_Job_. Restate, exactly and without pictures, the lines from the start of the listing below through the line holding "const grupo3 = [51.6, 53.3, 48.9, 41.9, 39.9, 37.2]".

_Supplied material_.
────────────────

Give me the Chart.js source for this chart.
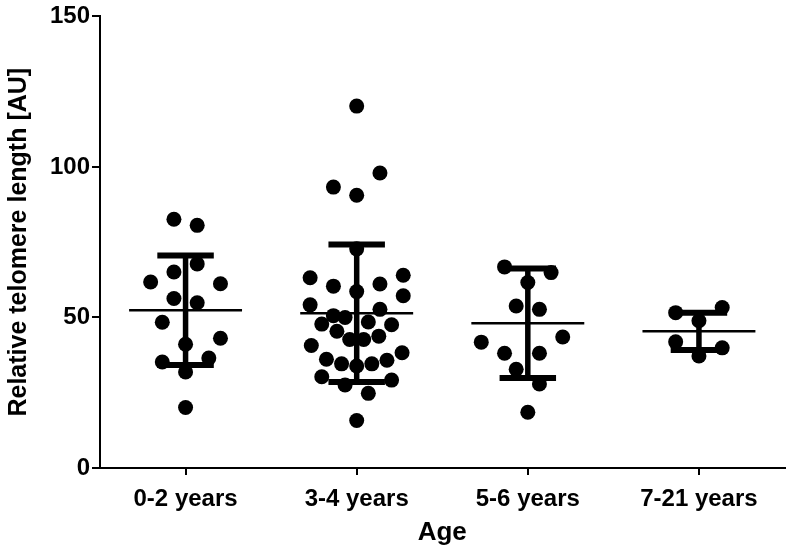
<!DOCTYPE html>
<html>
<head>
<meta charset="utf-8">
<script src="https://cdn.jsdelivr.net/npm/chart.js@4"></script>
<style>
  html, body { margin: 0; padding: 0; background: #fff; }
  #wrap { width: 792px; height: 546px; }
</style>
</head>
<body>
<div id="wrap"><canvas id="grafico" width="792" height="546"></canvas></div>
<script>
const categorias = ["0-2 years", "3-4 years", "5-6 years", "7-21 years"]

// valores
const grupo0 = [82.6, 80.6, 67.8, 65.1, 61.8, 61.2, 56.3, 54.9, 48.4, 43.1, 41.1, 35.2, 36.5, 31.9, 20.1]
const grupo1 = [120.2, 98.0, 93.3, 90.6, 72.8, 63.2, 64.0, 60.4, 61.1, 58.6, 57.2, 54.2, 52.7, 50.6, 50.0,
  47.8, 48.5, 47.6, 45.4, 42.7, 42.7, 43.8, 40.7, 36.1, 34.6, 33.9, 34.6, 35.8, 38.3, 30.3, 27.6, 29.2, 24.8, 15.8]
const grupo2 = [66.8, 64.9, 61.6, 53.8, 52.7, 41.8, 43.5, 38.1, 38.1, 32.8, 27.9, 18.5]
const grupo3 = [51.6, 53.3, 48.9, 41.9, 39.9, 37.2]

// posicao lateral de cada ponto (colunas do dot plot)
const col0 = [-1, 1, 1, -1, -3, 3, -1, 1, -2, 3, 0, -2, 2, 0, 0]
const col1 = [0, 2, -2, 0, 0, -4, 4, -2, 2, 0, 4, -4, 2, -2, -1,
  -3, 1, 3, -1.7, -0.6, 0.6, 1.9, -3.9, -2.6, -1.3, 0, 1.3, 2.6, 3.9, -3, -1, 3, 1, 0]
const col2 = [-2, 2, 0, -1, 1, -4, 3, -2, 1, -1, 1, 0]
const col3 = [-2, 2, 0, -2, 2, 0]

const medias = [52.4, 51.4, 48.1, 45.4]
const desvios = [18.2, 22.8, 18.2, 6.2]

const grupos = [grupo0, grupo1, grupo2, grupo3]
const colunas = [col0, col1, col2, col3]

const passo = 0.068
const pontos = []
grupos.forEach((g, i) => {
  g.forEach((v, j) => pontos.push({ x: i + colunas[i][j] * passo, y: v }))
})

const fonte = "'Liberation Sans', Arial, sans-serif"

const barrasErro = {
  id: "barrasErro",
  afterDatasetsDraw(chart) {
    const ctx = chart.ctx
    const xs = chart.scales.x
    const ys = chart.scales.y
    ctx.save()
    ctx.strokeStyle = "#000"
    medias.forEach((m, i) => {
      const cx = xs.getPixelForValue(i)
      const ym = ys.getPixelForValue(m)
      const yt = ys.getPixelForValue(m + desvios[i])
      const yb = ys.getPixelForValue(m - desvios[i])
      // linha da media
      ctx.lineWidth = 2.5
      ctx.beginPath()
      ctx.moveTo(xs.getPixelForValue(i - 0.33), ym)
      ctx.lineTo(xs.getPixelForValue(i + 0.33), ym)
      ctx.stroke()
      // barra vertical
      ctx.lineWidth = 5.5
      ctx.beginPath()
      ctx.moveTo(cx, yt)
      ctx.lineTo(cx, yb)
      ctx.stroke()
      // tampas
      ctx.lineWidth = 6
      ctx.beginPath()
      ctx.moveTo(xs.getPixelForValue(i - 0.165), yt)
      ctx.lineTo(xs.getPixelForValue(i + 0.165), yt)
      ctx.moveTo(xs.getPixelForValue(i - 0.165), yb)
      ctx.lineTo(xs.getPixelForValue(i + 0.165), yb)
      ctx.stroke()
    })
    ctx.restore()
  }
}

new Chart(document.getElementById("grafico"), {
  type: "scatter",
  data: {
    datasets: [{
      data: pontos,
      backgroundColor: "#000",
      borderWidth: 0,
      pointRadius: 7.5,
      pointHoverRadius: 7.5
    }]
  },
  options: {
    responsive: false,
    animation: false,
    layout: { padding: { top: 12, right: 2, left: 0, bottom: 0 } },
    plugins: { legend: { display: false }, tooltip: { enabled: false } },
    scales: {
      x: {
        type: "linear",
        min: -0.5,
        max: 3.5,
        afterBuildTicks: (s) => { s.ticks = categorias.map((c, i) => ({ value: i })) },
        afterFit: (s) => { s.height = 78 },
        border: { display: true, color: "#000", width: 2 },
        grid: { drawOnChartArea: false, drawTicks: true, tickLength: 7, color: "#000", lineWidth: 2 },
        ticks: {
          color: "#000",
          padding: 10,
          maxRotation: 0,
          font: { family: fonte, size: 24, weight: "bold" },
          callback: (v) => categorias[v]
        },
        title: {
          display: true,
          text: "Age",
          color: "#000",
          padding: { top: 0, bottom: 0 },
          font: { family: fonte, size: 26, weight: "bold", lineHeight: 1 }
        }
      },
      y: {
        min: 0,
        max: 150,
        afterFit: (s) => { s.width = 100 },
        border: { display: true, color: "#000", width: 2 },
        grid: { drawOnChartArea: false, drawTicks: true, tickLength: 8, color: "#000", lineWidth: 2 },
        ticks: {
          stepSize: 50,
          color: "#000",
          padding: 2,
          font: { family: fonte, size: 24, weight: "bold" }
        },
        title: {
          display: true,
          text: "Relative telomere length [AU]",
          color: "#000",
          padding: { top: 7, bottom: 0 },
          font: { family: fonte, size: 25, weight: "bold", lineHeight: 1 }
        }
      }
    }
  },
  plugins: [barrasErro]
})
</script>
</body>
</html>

────────────────

_Reply_.
Give me the Chart.js source for this chart.
<!DOCTYPE html>
<html>
<head>
<meta charset="utf-8">
<script src="https://cdn.jsdelivr.net/npm/chart.js@4"></script>
<style>
  html, body { margin: 0; padding: 0; background: #fff; }
  #wrap { width: 792px; height: 546px; }
</style>
</head>
<body>
<div id="wrap"><canvas id="grafico" width="792" height="546"></canvas></div>
<script>
const categorias = ["0-2 years", "3-4 years", "5-6 years", "7-21 years"]

// valores
const grupo0 = [82.6, 80.6, 67.8, 65.1, 61.8, 61.2, 56.3, 54.9, 48.4, 43.1, 41.1, 35.2, 36.5, 31.9, 20.1]
const grupo1 = [120.2, 98.0, 93.3, 90.6, 72.8, 63.2, 64.0, 60.4, 61.1, 58.6, 57.2, 54.2, 52.7, 50.6, 50.0,
  47.8, 48.5, 47.6, 45.4, 42.7, 42.7, 43.8, 40.7, 36.1, 34.6, 33.9, 34.6, 35.8, 38.3, 30.3, 27.6, 29.2, 24.8, 15.8]
const grupo2 = [66.8, 64.9, 61.6, 53.8, 52.7, 41.8, 43.5, 38.1, 38.1, 32.8, 27.9, 18.5]
const grupo3 = [51.6, 53.3, 48.9, 41.9, 39.9, 37.2]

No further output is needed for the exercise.